[THE PROBLEM] Among the entries that follow, locate the line with "Clone this chart in matplotlib." and the line with "import numpy as np". Output those lines and all lines in between, exactly, minus the pictures.
━━━━━━━━━━━━━━━━━━━━━━━━━━━━━━
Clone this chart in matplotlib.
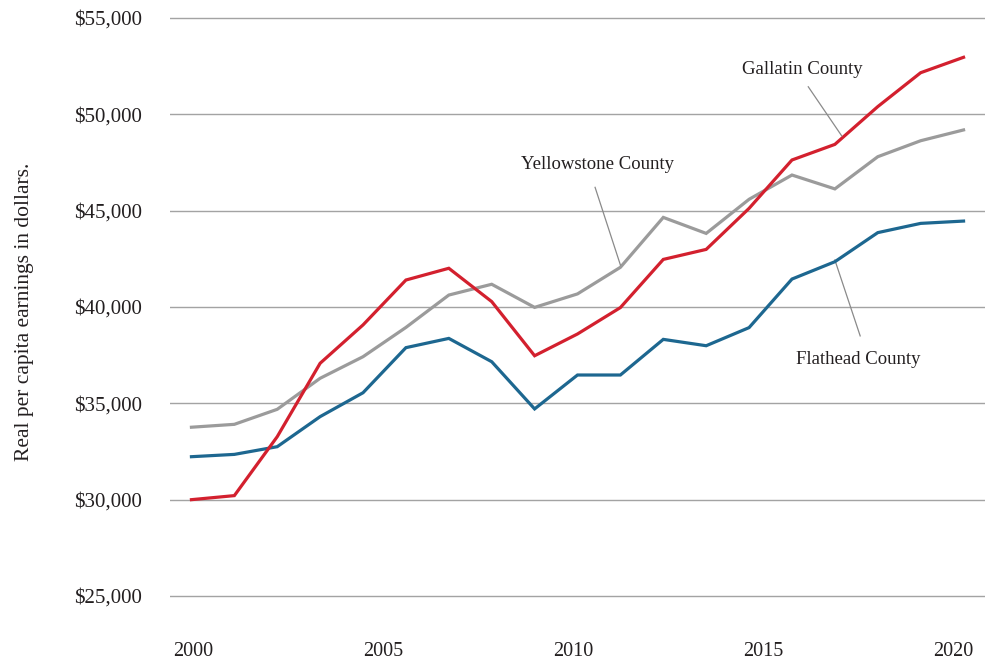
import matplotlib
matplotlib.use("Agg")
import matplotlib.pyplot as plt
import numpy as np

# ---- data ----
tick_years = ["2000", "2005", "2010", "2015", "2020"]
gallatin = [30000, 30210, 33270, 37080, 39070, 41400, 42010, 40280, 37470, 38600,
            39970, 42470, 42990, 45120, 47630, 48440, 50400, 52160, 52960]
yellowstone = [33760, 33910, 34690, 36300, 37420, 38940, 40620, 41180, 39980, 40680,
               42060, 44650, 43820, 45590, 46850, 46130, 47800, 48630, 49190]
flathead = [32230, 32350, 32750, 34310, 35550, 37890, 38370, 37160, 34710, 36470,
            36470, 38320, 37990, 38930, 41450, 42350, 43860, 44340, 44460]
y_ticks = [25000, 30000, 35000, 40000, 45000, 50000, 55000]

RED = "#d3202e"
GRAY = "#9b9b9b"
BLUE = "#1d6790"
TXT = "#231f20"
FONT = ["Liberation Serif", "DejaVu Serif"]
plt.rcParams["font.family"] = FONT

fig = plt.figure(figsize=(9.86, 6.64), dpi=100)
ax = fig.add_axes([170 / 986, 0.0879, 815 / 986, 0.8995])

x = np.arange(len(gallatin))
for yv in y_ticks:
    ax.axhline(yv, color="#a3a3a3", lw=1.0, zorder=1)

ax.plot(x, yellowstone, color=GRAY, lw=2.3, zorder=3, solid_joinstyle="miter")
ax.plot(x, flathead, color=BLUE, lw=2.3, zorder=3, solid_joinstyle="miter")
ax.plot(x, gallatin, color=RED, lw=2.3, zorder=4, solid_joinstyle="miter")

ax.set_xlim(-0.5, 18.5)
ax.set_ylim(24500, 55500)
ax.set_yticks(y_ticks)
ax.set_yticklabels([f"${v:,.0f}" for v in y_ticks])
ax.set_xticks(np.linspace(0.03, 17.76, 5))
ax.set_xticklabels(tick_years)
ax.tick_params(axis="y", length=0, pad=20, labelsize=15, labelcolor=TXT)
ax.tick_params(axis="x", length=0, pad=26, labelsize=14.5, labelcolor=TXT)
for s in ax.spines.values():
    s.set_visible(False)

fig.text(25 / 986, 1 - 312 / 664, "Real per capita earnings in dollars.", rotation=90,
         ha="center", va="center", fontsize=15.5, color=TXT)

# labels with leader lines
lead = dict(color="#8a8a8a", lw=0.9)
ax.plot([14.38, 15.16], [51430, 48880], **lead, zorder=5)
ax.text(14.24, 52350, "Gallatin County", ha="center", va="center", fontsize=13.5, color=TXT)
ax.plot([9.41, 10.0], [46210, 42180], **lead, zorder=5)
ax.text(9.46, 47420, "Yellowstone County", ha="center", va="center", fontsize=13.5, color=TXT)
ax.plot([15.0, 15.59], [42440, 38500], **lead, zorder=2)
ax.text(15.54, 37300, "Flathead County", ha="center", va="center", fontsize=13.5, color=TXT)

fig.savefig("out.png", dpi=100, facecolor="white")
━━━━━━━━━━━━━━━━━━━━━━━━━━━━━━
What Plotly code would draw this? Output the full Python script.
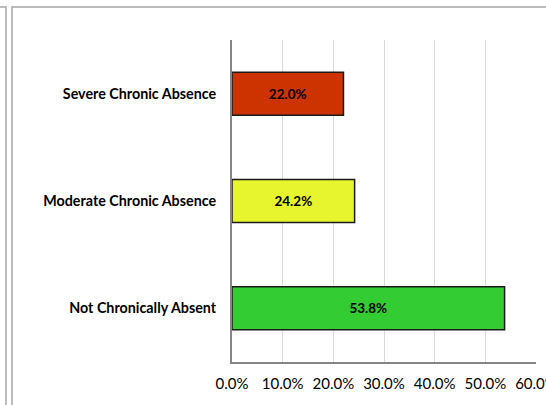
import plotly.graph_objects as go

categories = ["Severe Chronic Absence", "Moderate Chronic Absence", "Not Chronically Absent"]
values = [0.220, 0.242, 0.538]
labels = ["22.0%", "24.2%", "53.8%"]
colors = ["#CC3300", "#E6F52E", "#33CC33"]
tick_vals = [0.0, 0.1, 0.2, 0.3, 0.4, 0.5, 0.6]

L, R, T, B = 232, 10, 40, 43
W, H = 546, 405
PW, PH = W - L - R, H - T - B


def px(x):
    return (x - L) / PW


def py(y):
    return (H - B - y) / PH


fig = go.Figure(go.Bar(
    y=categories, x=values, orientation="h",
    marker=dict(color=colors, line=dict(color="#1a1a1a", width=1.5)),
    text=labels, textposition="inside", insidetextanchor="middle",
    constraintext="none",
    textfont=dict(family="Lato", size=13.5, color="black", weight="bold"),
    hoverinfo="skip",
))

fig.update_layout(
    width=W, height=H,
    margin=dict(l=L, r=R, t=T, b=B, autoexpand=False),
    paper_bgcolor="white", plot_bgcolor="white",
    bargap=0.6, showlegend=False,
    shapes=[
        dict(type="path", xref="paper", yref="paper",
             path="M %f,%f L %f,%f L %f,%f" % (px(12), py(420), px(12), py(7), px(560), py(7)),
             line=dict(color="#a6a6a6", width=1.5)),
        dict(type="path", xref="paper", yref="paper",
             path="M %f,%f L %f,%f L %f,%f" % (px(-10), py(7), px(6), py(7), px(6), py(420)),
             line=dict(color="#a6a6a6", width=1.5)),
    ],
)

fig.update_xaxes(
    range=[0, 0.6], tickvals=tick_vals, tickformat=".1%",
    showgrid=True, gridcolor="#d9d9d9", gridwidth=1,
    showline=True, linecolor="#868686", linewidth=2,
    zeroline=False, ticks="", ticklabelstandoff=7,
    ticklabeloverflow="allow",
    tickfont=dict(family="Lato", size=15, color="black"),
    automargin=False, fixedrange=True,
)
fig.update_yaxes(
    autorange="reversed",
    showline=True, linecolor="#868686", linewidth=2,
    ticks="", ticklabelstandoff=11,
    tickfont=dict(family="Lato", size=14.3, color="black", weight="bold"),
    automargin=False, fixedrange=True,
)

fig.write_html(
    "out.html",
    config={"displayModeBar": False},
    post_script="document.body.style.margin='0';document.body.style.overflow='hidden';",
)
━━━━━━━━━━━━━━━━━━━━━━━━━━━━━━
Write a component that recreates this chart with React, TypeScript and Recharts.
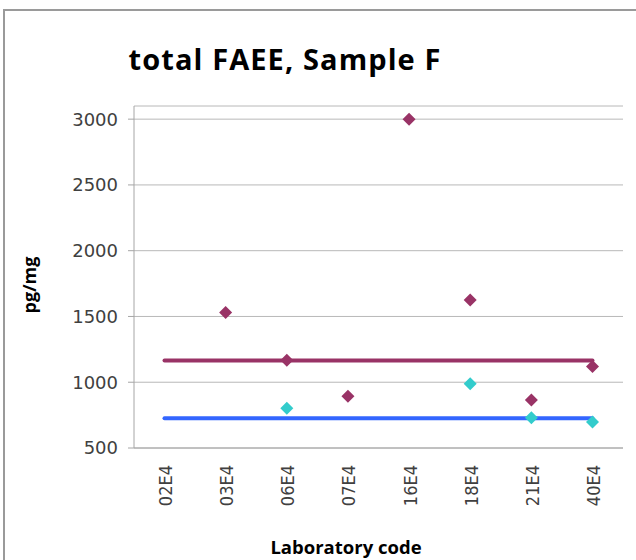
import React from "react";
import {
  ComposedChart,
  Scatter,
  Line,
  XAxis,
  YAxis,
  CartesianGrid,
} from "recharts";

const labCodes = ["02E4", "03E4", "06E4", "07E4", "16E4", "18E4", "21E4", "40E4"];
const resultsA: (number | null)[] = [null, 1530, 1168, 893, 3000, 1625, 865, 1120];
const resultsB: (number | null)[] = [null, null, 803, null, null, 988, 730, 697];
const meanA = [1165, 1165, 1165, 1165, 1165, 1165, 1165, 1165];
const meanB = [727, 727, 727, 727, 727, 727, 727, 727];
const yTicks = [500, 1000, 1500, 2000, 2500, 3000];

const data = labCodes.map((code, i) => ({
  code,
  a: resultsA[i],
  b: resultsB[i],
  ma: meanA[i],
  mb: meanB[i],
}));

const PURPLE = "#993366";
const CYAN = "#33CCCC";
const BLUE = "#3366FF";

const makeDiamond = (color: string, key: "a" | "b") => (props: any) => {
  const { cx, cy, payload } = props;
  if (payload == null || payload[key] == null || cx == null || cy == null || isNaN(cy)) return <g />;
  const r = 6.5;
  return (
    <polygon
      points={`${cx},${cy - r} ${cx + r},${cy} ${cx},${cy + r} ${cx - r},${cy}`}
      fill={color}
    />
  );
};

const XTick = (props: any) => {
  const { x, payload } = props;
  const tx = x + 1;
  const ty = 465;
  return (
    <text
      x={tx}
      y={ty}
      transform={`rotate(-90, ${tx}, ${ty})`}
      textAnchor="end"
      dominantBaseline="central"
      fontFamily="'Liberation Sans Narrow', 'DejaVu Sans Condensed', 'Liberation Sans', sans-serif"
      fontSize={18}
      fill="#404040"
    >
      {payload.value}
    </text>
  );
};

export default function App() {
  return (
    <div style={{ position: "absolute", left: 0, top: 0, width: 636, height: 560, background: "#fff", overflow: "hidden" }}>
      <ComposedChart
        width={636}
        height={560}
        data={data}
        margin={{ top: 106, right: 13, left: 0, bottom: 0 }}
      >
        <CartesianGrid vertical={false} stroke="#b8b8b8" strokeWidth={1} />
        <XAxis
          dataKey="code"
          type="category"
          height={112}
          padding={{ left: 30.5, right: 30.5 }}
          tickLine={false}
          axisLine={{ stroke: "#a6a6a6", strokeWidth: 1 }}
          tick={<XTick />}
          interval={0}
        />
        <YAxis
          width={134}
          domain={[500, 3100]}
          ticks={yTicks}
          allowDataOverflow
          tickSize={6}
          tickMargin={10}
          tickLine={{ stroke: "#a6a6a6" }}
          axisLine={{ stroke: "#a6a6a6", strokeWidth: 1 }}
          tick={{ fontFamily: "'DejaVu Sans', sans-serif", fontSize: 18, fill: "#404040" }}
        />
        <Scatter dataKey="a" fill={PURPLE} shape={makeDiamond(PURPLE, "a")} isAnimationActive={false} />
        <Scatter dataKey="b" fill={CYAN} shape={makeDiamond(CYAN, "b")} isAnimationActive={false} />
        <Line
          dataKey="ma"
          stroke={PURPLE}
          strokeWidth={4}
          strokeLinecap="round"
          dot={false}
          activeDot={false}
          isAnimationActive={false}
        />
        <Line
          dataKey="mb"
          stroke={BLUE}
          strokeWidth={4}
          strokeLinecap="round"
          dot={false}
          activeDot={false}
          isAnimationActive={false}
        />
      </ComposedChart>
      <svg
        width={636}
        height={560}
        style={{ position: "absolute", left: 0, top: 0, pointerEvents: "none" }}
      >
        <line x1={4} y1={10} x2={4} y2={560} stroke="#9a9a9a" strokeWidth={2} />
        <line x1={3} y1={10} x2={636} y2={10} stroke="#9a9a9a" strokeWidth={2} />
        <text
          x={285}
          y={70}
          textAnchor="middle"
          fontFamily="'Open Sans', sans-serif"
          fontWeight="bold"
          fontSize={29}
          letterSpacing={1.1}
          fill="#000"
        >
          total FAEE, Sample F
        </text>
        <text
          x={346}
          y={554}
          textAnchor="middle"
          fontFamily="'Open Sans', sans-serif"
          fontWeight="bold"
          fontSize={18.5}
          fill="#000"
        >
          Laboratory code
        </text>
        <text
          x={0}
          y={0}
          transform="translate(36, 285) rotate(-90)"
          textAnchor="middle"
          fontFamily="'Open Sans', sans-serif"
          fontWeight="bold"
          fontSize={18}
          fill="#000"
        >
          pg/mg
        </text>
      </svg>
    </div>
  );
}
━━━━━━━━━━━━━━━━━━━━━━━━━━━━━━
[CORRECT RESULT]
Clone this chart in matplotlib.
import matplotlib
matplotlib.use("Agg")
import matplotlib.pyplot as plt
import numpy as np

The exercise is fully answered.